For the connected retail space, that’s where the future vision will adapt and grow.

Hospitality and the connected space

How do you implement IoT into an industry that has a fixed infrastructure? Quite easily, apparently. Hotels have been adopting “smart” systems for years, even before IoT hype took hold. Think of your regular hotel system like air conditioning, elevators, heaters, thermostats, room card keys. Most of them are smart already.

The way IoT will impact hospitality most as an industry will be through individual smart systems which join up into one larger connected space. Then it will be through the secondary and third benefits of IoT. Right now, most hotels are looking at customer experience and improved flow; once this becomes implemented as standard, benefits such as energy conservation and improved efficiency will need to be second on the list.

Smart cities, on the other hand, are certainly not the norm. Security and data management in a city will be much harder to manage than in a hotel room or floor.

Yet with the right infrastructure and management, the benefits of data from IoT-enabled city spaces will have an untold effect on tourism and the efficiency of moving visitors around a city.

The connected workspace

The workplace is one space that’s going to look completely different once the connected office takes hold. For many years, we’ve been focused on company culture and what the physical space looks like and how that appeals to employees.

The internet of things is yet another wave of new products, applications, services and solutions that are re-imagining the office environment.

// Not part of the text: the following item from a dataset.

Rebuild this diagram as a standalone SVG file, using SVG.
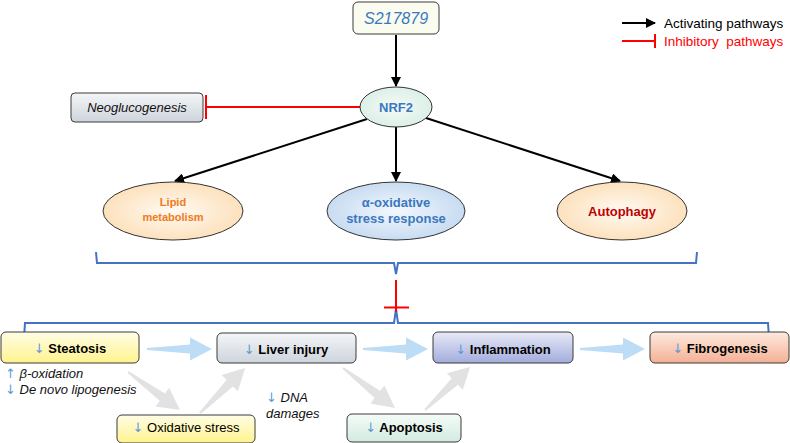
<svg xmlns="http://www.w3.org/2000/svg" width="790" height="443" viewBox="0 0 790 443">
<style>
text{font-family:"Liberation Sans",Arial,"DejaVu Sans",sans-serif;}
.box{stroke:#3a3a3a;stroke-width:1;}
.ell{stroke:#333;stroke-width:1;}
.b{font-weight:bold;}
.it{font-style:italic;}
.bl{fill:#5b9bd5;font-family:"DejaVu Sans",sans-serif;font-weight:normal;}
.conn{stroke:#000;stroke-width:2;fill:none;}
.inh{stroke:#ff0000;stroke-width:2;fill:none;}
.brace{stroke:#4472c4;stroke-width:2;fill:none;}
</style>
<defs>
<marker id="ah" viewBox="0 0 10 10" refX="9" refY="5" markerWidth="5" markerHeight="5" orient="auto" markerUnits="strokeWidth">
<path d="M0,0 L10,5 L0,10 z" fill="#000"/>
</marker>
<linearGradient id="gGray" x1="0" y1="0" x2="0" y2="1"><stop offset="0" stop-color="#f4f6f8"/><stop offset="1" stop-color="#cdd4db"/></linearGradient>
<linearGradient id="gYel" x1="0" y1="0" x2="0" y2="1"><stop offset="0" stop-color="#fffde6"/><stop offset="1" stop-color="#fff38e"/></linearGradient>
<linearGradient id="gBlu" x1="0" y1="0" x2="0" y2="1"><stop offset="0" stop-color="#e8eaf7"/><stop offset="1" stop-color="#a2acdc"/></linearGradient>
<linearGradient id="gSal" x1="0" y1="0" x2="0" y2="1"><stop offset="0" stop-color="#fdeade"/><stop offset="1" stop-color="#f4b095"/></linearGradient>
<linearGradient id="gMint" x1="0" y1="0" x2="0" y2="1"><stop offset="0" stop-color="#f5fbf8"/><stop offset="1" stop-color="#d2ebe0"/></linearGradient>
<radialGradient id="gPeach" cx="0.5" cy="0.5" r="0.6"><stop offset="0" stop-color="#fffaf3"/><stop offset="1" stop-color="#fcdcb2"/></radialGradient>
<radialGradient id="gSky" cx="0.5" cy="0.5" r="0.6"><stop offset="0" stop-color="#f3f8fd"/><stop offset="1" stop-color="#bfd6ef"/></radialGradient>
<radialGradient id="gNrf" cx="0.5" cy="0.5" r="0.6"><stop offset="0" stop-color="#f6fbf8"/><stop offset="1" stop-color="#d6ede4"/></radialGradient>
<path id="fat" d="M0,-1 L43,-4.5 L43,-11.5 L65,0 L43,11.5 L43,4.5 L0,1 Z"/>
</defs>

<!-- connectors -->
<g id="connectors">
<line class="conn" x1="396" y1="35" x2="396" y2="86" marker-end="url(#ah)"/>
<line class="conn" x1="396" y1="127" x2="396" y2="181" marker-end="url(#ah)"/>
<line class="conn" x1="367" y1="119" x2="175" y2="181" marker-end="url(#ah)"/>
<line class="conn" x1="426" y1="118" x2="620" y2="181" marker-end="url(#ah)"/>
<line class="inh" x1="360" y1="107" x2="206" y2="107"/>
<line class="inh" x1="206" y1="95" x2="206" y2="119"/>
<!-- braces -->
<path class="brace" d="M96,252 L97,263 L394,263 L396,274 L398,263 L696,263 L697,252"/>
<path class="brace" d="M24,338 L25,323 L394,323 L396,309 L398,323 L768,323 L769,338"/>
<line class="inh" x1="396" y1="280" x2="396" y2="312"/>
<line class="inh" x1="384" y1="307.5" x2="409" y2="307.5"/>
<!-- blue fat arrows -->
<use href="#fat" fill="#bddcf6" transform="translate(147,349)"/>
<use href="#fat" fill="#bddcf6" transform="translate(363,349)"/>
<use href="#fat" fill="#bddcf6" transform="translate(580,349)"/>
<!-- gray fat arrows -->
<use href="#fat" fill="#e2e2e2" transform="translate(128,372) rotate(36.2) scale(0.99,1)"/>
<use href="#fat" fill="#e2e2e2" transform="translate(200,413) rotate(-45) scale(0.98,1)"/>
<use href="#fat" fill="#e2e2e2" transform="translate(343,368) rotate(37.6) scale(1.01,1)"/>
<use href="#fat" fill="#e2e2e2" transform="translate(425,410) rotate(-43.7) scale(0.96,1)"/>
<!-- legend -->
<line class="conn" x1="622" y1="23" x2="655" y2="23" marker-end="url(#ah)"/>
<line class="inh" x1="622" y1="41" x2="655" y2="41"/>
<line class="inh" x1="655" y1="34" x2="655" y2="48"/>
</g>

<g id="legend">
<text x="664" y="28" font-size="13.5" fill="#000">Activating pathways</text>
<text x="664" y="46" font-size="13.5" fill="#ff0000" xml:space="preserve">Inhibitory  pathways</text>
</g>

<g id="s217879">
<rect class="box" x="353" y="2" width="86" height="32" rx="5" fill="#fafcef"/>
<text x="396" y="24" font-size="16" text-anchor="middle" class="it" fill="#3a78c0">S217879</text>
</g>

<g id="nrf2">
<ellipse class="ell" cx="396" cy="107" rx="36" ry="20" fill="url(#gNrf)"/>
<text x="396" y="112" font-size="13" text-anchor="middle" class="b" fill="#3a78c0">NRF2</text>
</g>

<g id="neoglucogenesis">
<rect class="box" x="71" y="93" width="132" height="29" rx="4" fill="url(#gGray)"/>
<text x="137" y="112" font-size="13" text-anchor="middle" class="it" fill="#111">Neoglucogenesis</text>
</g>

<g id="lipid">
<ellipse class="ell" cx="173" cy="211" rx="70" ry="29" fill="url(#gPeach)"/>
<text x="173" y="206" font-size="11" text-anchor="middle" class="b" fill="#f07b22">Lipid</text>
<text x="173" y="221" font-size="11" text-anchor="middle" class="b" fill="#f07b22">metabolism</text>
</g>

<g id="oxidative-response">
<ellipse class="ell" cx="396" cy="211" rx="69" ry="29" fill="url(#gSky)"/>
<text x="396" y="207" font-size="13" text-anchor="middle" class="b" fill="#3a78c0">α-oxidative</text>
<text x="396" y="223" font-size="13" text-anchor="middle" class="b" fill="#3a78c0">stress response</text>
</g>

<g id="autophagy">
<ellipse class="ell" cx="622" cy="211" rx="65" ry="29" fill="url(#gPeach)"/>
<text x="622" y="216" font-size="13" text-anchor="middle" class="b" fill="#c00000">Autophagy</text>
</g>

<g id="steatosis">
<rect class="box" x="1" y="332" width="138" height="31" rx="5" fill="url(#gYel)"/>
<text x="70" y="353" font-size="13" text-anchor="middle" class="b" fill="#000"><tspan class="bl">↓</tspan> Steatosis</text>
</g>

<g id="steatosis-notes">
<text x="5" y="378" font-size="13" class="it" fill="#111"><tspan class="bl" font-style="normal">↑</tspan> β-oxidation</text>
<text x="5" y="394" font-size="13" class="it" fill="#111"><tspan class="bl" font-style="normal">↓</tspan> De novo lipogenesis</text>
</g>

<g id="liver-injury">
<rect class="box" x="217" y="333" width="139" height="30" rx="5" fill="url(#gGray)"/>
<text x="286" y="354" font-size="13" text-anchor="middle" class="b" fill="#000"><tspan class="bl">↓</tspan> Liver injury</text>
</g>

<g id="inflammation">
<rect class="box" x="433" y="332" width="140" height="31" rx="5" fill="url(#gBlu)"/>
<text x="503" y="354" font-size="13" text-anchor="middle" class="b" fill="#000"><tspan class="bl">↓</tspan> Inflammation</text>
</g>

<g id="fibrogenesis">
<rect class="box" x="650" y="332" width="139" height="31" rx="5" fill="url(#gSal)"/>
<text x="720" y="353" font-size="13" text-anchor="middle" class="b" fill="#000"><tspan class="bl">↓</tspan> Fibrogenesis</text>
</g>

<g id="oxidative-stress">
<rect class="box" x="117" y="415" width="138" height="28" rx="5" fill="url(#gYel)"/>
<text x="186" y="432" font-size="13" text-anchor="middle" fill="#000"><tspan class="bl">↓</tspan> Oxidative stress</text>
</g>

<g id="dna-damages">
<text x="266" y="402" font-size="13" class="it" fill="#111"><tspan class="bl" font-style="normal">↓</tspan> DNA</text>
<text x="266" y="418" font-size="13" class="it" fill="#111">damages</text>
</g>

<g id="apoptosis">
<rect class="box" x="347" y="414" width="114" height="28" rx="5" fill="url(#gMint)"/>
<text x="404" y="432" font-size="13" text-anchor="middle" class="b" fill="#000"><tspan class="bl">↓</tspan> Apoptosis</text>
</g>
</svg>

This will lead to improved and more efficient working for employees and a big change in day-to-day management of departments such as the sales floor and traditional HR.

Some of the ways the connected workplace is changing physically, whether for health, safety or performance reasons, is through smart lighting and heating, power-tracking algorithms, smart meeting rooms and more employee tracking.

Meanwhile, screens—or “wall rivers,” as some futurists are already calling them—will facilitate communication. Already, we are helping offices to share real time traffic information, news and sport updates with employees.

Consulting firm McKinsey Global Institute estimates that IoT applications for the office could provide a productivity improvement of 10%, while activity monitoring could improve productivity by 5%. Meanwhile, energy monitoring could result in savings of 20%, and IoT security applications could reduce labor costs by 20%-50%.

The third wave of the internet will reduce jobs, increase jobs, make work easier and security harder. If you look closely, you’ll already see it taking hold.

The best industries currently adopting IoT to create the connected space are the ones doing it without a big song and dance—in which incremental steps and long-term visions are working towards a better world where things are connected and people can move through with ease. Whether that’s in healthcare, retail, the workplace or education, we’re excited to see where each industry (effortlessly) takes us.